Return the lines that follow, exactly as they appear, from the first through the one containing "0.00727, 0.0063, 0.00528, 0.00459]"; no pictures are to be included.

# RECORDED INFORMATION
################
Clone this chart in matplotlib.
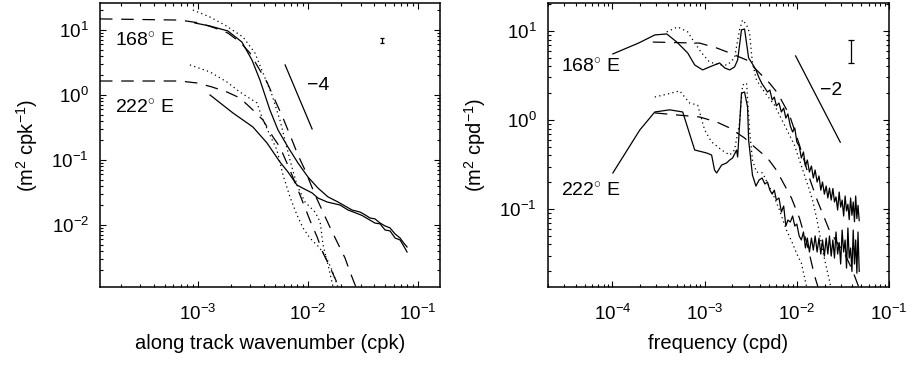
import matplotlib
matplotlib.use("Agg")
import matplotlib.pyplot as plt
from matplotlib.ticker import LogLocator, NullFormatter

OUTPUT_PLOT_FILE = "out.png"

# ---- left panel: wavenumber spectra (cpk) ----
wn_168_obs = [9.39e-4, 1.29e-3, 1.87e-3, 2.51e-3, 3.10e-3, 3.66e-3, 4.51e-3, 5.34e-3, 6.58e-3,
              8.11e-3, 1.00e-2, 1.23e-2, 1.52e-2, 1.87e-2, 2.51e-2, 2.97e-2, 3.30e-2, 3.66e-2,
              4.06e-2, 4.52e-2, 5.01e-2, 5.56e-2, 6.18e-2, 6.86e-2, 7.40e-2, 7.94e-2]
psd_168_obs = [12.8, 11.5, 9.66, 6.53, 3.45, 1.70, 0.588, 0.290, 0.158, 0.090, 0.0547, 0.0371,
               0.027, 0.0226, 0.017, 0.0158, 0.0143, 0.0128, 0.0124, 0.0107, 0.00966, 0.0090,
               0.00727, 0.0063, 0.00528, 0.00459]

wn_222_obs = [1.29e-3, 2.08e-3, 3.16e-3, 4.24e-3, 5.56e-3, 6.58e-3, 7.94e-3, 8.90e-3, 1.09e-2,
              1.23e-2, 1.49e-2, 1.95e-2, 2.31e-2, 2.80e-2, 3.10e-2, 3.50e-2, 4.06e-2, 4.52e-2,
              5.01e-2, 5.56e-2, 6.18e-2, 6.86e-2, 7.40e-2, 7.94e-2]
psd_222_obs = [1.0, 0.529, 0.322, 0.183, 0.0931, 0.0654, 0.0412, 0.0371, 0.0311, 0.026, 0.0226,
               0.0203, 0.017, 0.0150, 0.0140, 0.0124, 0.0107, 0.0104, 0.00838, 0.0081, 0.0063,
               0.00588, 0.00475, 0.00384]

wn_168_dot = [9.0e-4, 1.29e-3, 1.76e-3, 2.57e-3, 3.30e-3, 3.90e-3, 4.71e-3, 5.56e-3, 6.18e-3,
              6.86e-3, 7.94e-3, 9.39e-3, 1.16e-2, 1.29e-2, 1.37e-2, 1.52e-2, 1.69e-2]
psd_168_dot = [20.3, 15.8, 11.9, 7.8, 4.43, 2.18, 1.0, 0.412, 0.203, 0.1, 0.0412, 0.0226, 0.0158,
               0.0111, 0.00492, 0.00243, 0.00111]

wn_222_dot = [8.46e-4, 1.29e-3, 1.84e-3, 2.41e-3, 3.44e-3, 3.90e-3, 4.51e-3, 5.22e-3, 5.93e-3,
              6.86e-3, 7.94e-3, 9.01e-3, 1.04e-2, 1.23e-2, 1.43e-2, 1.65e-2, 1.87e-2]
psd_222_dot = [2.9, 2.26, 1.58, 1.11, 0.753, 0.412, 0.242, 0.143, 0.0588, 0.027, 0.0143, 0.009,
               0.0063, 0.00475, 0.00345, 0.00203, 0.00111]

wn_168_dash = [1.29e-4, 6.86e-4, 1.04e-3, 1.43e-3, 1.87e-3, 2.41e-3, 2.97e-3, 3.51e-3, 4.24e-3,
               5.01e-3, 5.93e-3, 7.16e-3, 8.11e-3, 9.39e-3, 1.16e-2, 1.58e-2, 1.84e-2, 2.17e-2,
               2.41e-2, 2.79e-2]
psd_168_dash = [14.8, 14.2, 12.8, 10.7, 8.99, 6.53, 4.43, 2.70, 1.58, 0.838, 0.443, 0.203, 0.119,
                0.0702, 0.029, 0.00931, 0.00547, 0.0031, 0.00189, 0.001]

wn_222_dash = [1.29e-4, 6.86e-4, 9.79e-4, 1.34e-3, 1.84e-3, 2.41e-3, 3.16e-3, 3.90e-3, 4.81e-3,
               5.56e-3, 6.86e-3, 8.46e-3, 1.04e-2, 1.21e-2, 1.37e-2, 1.58e-2, 1.84e-2, 1.95e-2]
psd_222_dash = [1.64, 1.64, 1.53, 1.33, 1.11, 0.899, 0.588, 0.412, 0.226, 0.158, 0.0702, 0.029,
                0.0119, 0.00654, 0.00371, 0.00226, 0.00128, 0.001]

slope4_wn = [6.2e-3, 1.09e-2]
slope4_psd = [2.9, 0.30]
err_wn = 0.047
err_psd = [6.3, 6.9, 7.5]  # low, centre, high

# ---- right panel: frequency spectra (cpd) ----
freq_168_head = [1.01e-4, 1.93e-4, 2.88e-4, 3.88e-4, 4.98e-4, 6.55e-4, 7.80e-4, 9.50e-4, 1.13e-3,
                 1.28e-3, 1.45e-3, 1.65e-3, 1.87e-3, 2.11e-3, 2.28e-3, 2.51e-3, 2.71e-3]
psd_168_head = [5.52, 7.33, 9.02, 9.25, 7.52, 5.66, 4.15, 3.65, 3.94, 4.15, 4.37, 3.84, 3.65, 3.94,
                4.72, 10.3, 10.5]

freq_222_head = [1.01e-4, 1.98e-4, 2.88e-4, 4.18e-4, 5.78e-4, 7.80e-4, 1.05e-3, 1.19e-3, 1.28e-3,
                 1.35e-3, 1.53e-3, 1.73e-3, 1.87e-3, 2.01e-3, 2.22e-3, 2.28e-3, 2.51e-3, 2.71e-3,
                 2.92e-3]
psd_222_head = [0.254, 0.772, 1.23, 1.30, 1.23, 0.46, 0.426, 0.404, 0.274, 0.254, 0.312, 0.329,
                0.355, 0.374, 0.46, 0.384, 2.01, 2.06, 1.40]

freq_tail = [0.0030, 0.0033, 0.0036, 0.0039, 0.0042, 0.0045, 0.0048, 0.0051, 0.0054, 0.0057,
             0.0060, 0.0064, 0.0068, 0.0072, 0.0076, 0.0080, 0.0085, 0.0090, 0.0095, 0.0100,
             0.0106, 0.0112, 0.0118, 0.0124, 0.0130, 0.0137, 0.0144, 0.0151, 0.0158, 0.0166,
             0.0174, 0.0182, 0.0190, 0.0199, 0.0208, 0.0217, 0.0226, 0.0236, 0.0246, 0.0256,
             0.0266, 0.0277, 0.0288, 0.0299, 0.0310, 0.0322, 0.0334, 0.0346, 0.0358, 0.0370,
             0.0383, 0.0396, 0.0409, 0.0422, 0.0435, 0.0448, 0.0461, 0.0475]
psd_168_tail = [4.97, 4.26, 3.65, 2.96, 2.54, 2.29, 2.06, 2.17, 1.68, 1.81, 1.44, 1.55, 1.23, 1.36,
                1.05, 1.17, 0.856, 0.733, 0.813, 0.566, 0.510, 0.374, 0.437, 0.304, 0.355, 0.260,
                0.304, 0.223, 0.274, 0.201, 0.235, 0.163, 0.201, 0.147, 0.181, 0.133, 0.172, 0.126,
                0.170, 0.120, 0.137, 0.0975, 0.155, 0.105, 0.126, 0.0834, 0.140, 0.0950, 0.113,
                0.0760, 0.133, 0.0850, 0.120, 0.0720, 0.140, 0.0780, 0.110, 0.0740]
psd_222_tail = [0.596, 0.241, 0.181, 0.212, 0.223, 0.191, 0.201, 0.163, 0.147, 0.163, 0.126, 0.133,
                0.0925, 0.108, 0.0644, 0.0752, 0.0714, 0.0834, 0.0644, 0.0678, 0.0498, 0.0449,
                0.0552, 0.0365, 0.0472, 0.0329, 0.0472, 0.0346, 0.0498, 0.0329, 0.0472, 0.0312,
                0.0449, 0.0296, 0.0472, 0.0312, 0.0498, 0.0296, 0.0449, 0.0281, 0.0552, 0.0312,
                0.0420, 0.0241, 0.0580, 0.0329, 0.0449, 0.0217, 0.0612, 0.0281, 0.0365, 0.0199,
                0.0580, 0.0241, 0.0449, 0.0190, 0.0552, 0.0199]

freq_168_dot = [3.88e-4, 5.10e-4, 6.55e-4, 7.80e-4, 9.28e-4, 1.13e-3, 1.45e-3, 1.77e-3, 2.11e-3,
                2.39e-3, 2.58e-3, 2.85e-3, 3.07e-3, 3.30e-3, 3.65e-3, 4.46e-3, 5.72e-3, 7.34e-3,
                9.42e-3, 1.16e-2, 1.37e-2, 1.48e-2, 1.63e-2, 1.76e-2, 1.90e-2, 2.09e-2, 2.25e-2,
                2.40e-2]
psd_168_dot2 = [9.75, 11.1, 9.75, 7.33, 5.66, 4.48, 4.15, 4.15, 4.97, 10.3, 13.3, 11.7, 9.5, 4.37,
                2.81, 2.06, 1.47, 0.879, 0.524, 0.274, 0.163, 0.126, 0.0813, 0.0537, 0.0346,
                0.0223, 0.0159, 0.0117]

freq_222_dot = [2.88e-4, 4.40e-4, 5.36e-4, 6.88e-4, 8.40e-4, 1.00e-3, 1.19e-3, 1.53e-3, 1.87e-3,
                2.11e-3, 2.39e-3, 2.58e-3, 2.85e-3, 3.07e-3, 3.30e-3, 3.65e-3, 4.25e-3, 5.45e-3,
                6.48e-3, 7.71e-3, 8.96e-3, 9.90e-3, 1.12e-2, 1.21e-2, 1.30e-2]
psd_222_dot2 = [1.81, 2.01, 2.12, 1.55, 1.47, 0.772, 0.566, 0.46, 0.404, 0.46, 0.925, 2.47, 2.6,
                0.772, 0.355, 0.26, 0.254, 0.151, 0.0975, 0.058, 0.0415, 0.032, 0.0247, 0.0172,
                0.0123]

freq_168_dash = [2.74e-4, 8.83e-4, 1.35e-3, 1.87e-3, 2.85e-3, 3.65e-3, 5.05e-3, 6.17e-3, 8.32e-3,
                 1.067e-2, 1.37e-2, 1.66e-2, 2.25e-2, 3.44e-2, 4.00e-2, 4.75e-2]
psd_168_dash2 = [7.5, 7.3, 6.44, 5.66, 4.72, 3.65, 2.6, 2.01, 1.14, 0.524, 0.223, 0.126, 0.058,
                 0.0289, 0.0206, 0.0129]

freq_222_dash = [2.88e-4, 8.83e-4, 1.35e-3, 1.87e-3, 2.71e-3, 3.48e-3, 4.80e-3, 6.00e-3, 7.34e-3,
                 8.74e-3, 1.067e-2, 1.30e-2, 1.55e-2, 1.76e-2]
psd_222_dash2 = [1.20, 1.08, 0.95, 0.813, 0.628, 0.497, 0.374, 0.274, 0.186, 0.133, 0.0792, 0.0394,
                 0.0181, 0.0117]

slope2_freq = [9.7e-3, 2.96e-2]
slope2_psd = [5.24, 0.563]
err_freq = 0.039
err_psd2 = [4.37, 5.88, 7.92]

DASH = (0, (10, 7))
DOT = (0, (1, 2.6))
TICK_FS = 13.5
LABEL_FS = 14.5
NOTE_FS = 14


def style_axes(ax, xlim, ylim):
    ax.set_xscale("log")
    ax.set_yscale("log")
    ax.set_xlim(*xlim)
    ax.set_ylim(*ylim)
    for axis in (ax.xaxis, ax.yaxis):
        axis.set_major_locator(LogLocator(base=10, numticks=20))
        axis.set_minor_locator(LogLocator(base=10, subs=range(2, 10), numticks=20))
        axis.set_minor_formatter(NullFormatter())
    ax.tick_params(which="both", direction="in", top=True, right=True, width=0.8)
    ax.tick_params(which="major", length=4, labelsize=TICK_FS)
    ax.tick_params(axis="x", which="major", pad=12)
    ax.tick_params(axis="y", which="major", pad=8)
    ax.tick_params(which="minor", length=2)
    for s in ax.spines.values():
        s.set_linewidth(1.1)


def plot_errbar(ax, x, lo_c_hi, cap):
    lo, c, hi = lo_c_hi
    ax.errorbar([x], [c], yerr=[[c - lo], [hi - c]], fmt="none", ecolor="k",
                elinewidth=0.9, capsize=cap, capthick=0.9)


def main():
    plt.rcParams["font.family"] = ["Liberation Sans", "DejaVu Sans"]
    plt.rcParams["mathtext.fontset"] = "custom"
    plt.rcParams["mathtext.rm"] = "Liberation Sans"
    plt.rcParams["mathtext.it"] = "Liberation Sans:italic"
    plt.rcParams["mathtext.bf"] = "Liberation Sans:bold"

    fig = plt.figure(figsize=(9.12, 3.66), dpi=100)
    ax1 = fig.add_axes([0.1096, 0.2158, 0.3728, 0.7760])
    ax2 = fig.add_axes([0.6009, 0.2158, 0.3739, 0.7760])

    lw = 0.9
    # left panel
    ax1.plot(wn_168_obs, psd_168_obs, color="k", lw=lw)
    ax1.plot(wn_222_obs, psd_222_obs, color="k", lw=lw)
    ax1.plot(wn_168_dot, psd_168_dot, color="k", lw=lw, linestyle=DOT)
    ax1.plot(wn_222_dot, psd_222_dot, color="k", lw=lw, linestyle=DOT)
    ax1.plot(wn_168_dash, psd_168_dash, color="k", lw=lw, linestyle=DASH)
    ax1.plot(wn_222_dash, psd_222_dash, color="k", lw=lw, linestyle=DASH)
    ax1.plot(slope4_wn, slope4_psd, color="k", lw=lw)
    plot_errbar(ax1, err_wn, err_psd, 1.5)
    ax1.text(1.76e-4, 6.78, r"168$^{\circ}$ E", fontsize=NOTE_FS, va="center", ha="left")
    ax1.text(1.76e-4, 0.631, r"222$^{\circ}$ E", fontsize=NOTE_FS, va="center", ha="left")
    ax1.text(9.79e-3, 1.375, "\u22124", fontsize=NOTE_FS, va="center", ha="left")
    style_axes(ax1, (1.29e-4, 0.158), (1.11e-3, 26))
    ax1.set_xlabel("along track wavenumber (cpk)", fontsize=LABEL_FS, labelpad=7)
    ax1.set_ylabel(r"(m$^2$ cpk$^{-1}$)", fontsize=LABEL_FS, labelpad=8)

    # right panel
    ax2.plot(freq_168_head + freq_tail, psd_168_head + psd_168_tail, color="k", lw=lw)
    ax2.plot(freq_222_head + freq_tail, psd_222_head + psd_222_tail, color="k", lw=lw)
    ax2.plot(freq_168_dot, psd_168_dot2, color="k", lw=lw, linestyle=DOT)
    ax2.plot(freq_222_dot, psd_222_dot2, color="k", lw=lw, linestyle=DOT)
    ax2.plot(freq_168_dash, psd_168_dash2, color="k", lw=lw, linestyle=DASH)
    ax2.plot(freq_222_dash, psd_222_dash2, color="k", lw=lw, linestyle=DASH)
    ax2.plot(slope2_freq, slope2_psd, color="k", lw=lw)
    plot_errbar(ax2, err_freq, err_psd2, 2.5)
    ax2.text(2.77e-5, 3.94, r"168$^{\circ}$ E", fontsize=NOTE_FS, va="center", ha="left")
    ax2.text(2.77e-5, 0.159, r"222$^{\circ}$ E", fontsize=NOTE_FS, va="center", ha="left")
    ax2.text(1.8e-2, 2.12, "\u22122", fontsize=NOTE_FS, va="center", ha="left")
    style_axes(ax2, (2.0e-5, 0.1), (0.0133, 20.6))
    ax2.set_xlabel("frequency (cpd)", fontsize=LABEL_FS, labelpad=7)
    ax2.set_ylabel(r"(m$^2$ cpd$^{-1}$)", fontsize=LABEL_FS, labelpad=8)

    fig.savefig(OUTPUT_PLOT_FILE, dpi=100)


if __name__ == "__main__":
    main()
################
# OUTPUT FOR THIS TASK
Clone this chart in matplotlib.
import matplotlib
matplotlib.use("Agg")
import matplotlib.pyplot as plt
from matplotlib.ticker import LogLocator, NullFormatter

OUTPUT_PLOT_FILE = "out.png"

# ---- left panel: wavenumber spectra (cpk) ----
wn_168_obs = [9.39e-4, 1.29e-3, 1.87e-3, 2.51e-3, 3.10e-3, 3.66e-3, 4.51e-3, 5.34e-3, 6.58e-3,
              8.11e-3, 1.00e-2, 1.23e-2, 1.52e-2, 1.87e-2, 2.51e-2, 2.97e-2, 3.30e-2, 3.66e-2,
              4.06e-2, 4.52e-2, 5.01e-2, 5.56e-2, 6.18e-2, 6.86e-2, 7.40e-2, 7.94e-2]
psd_168_obs = [12.8, 11.5, 9.66, 6.53, 3.45, 1.70, 0.588, 0.290, 0.158, 0.090, 0.0547, 0.0371,
               0.027, 0.0226, 0.017, 0.0158, 0.0143, 0.0128, 0.0124, 0.0107, 0.00966, 0.0090,
               0.00727, 0.0063, 0.00528, 0.00459]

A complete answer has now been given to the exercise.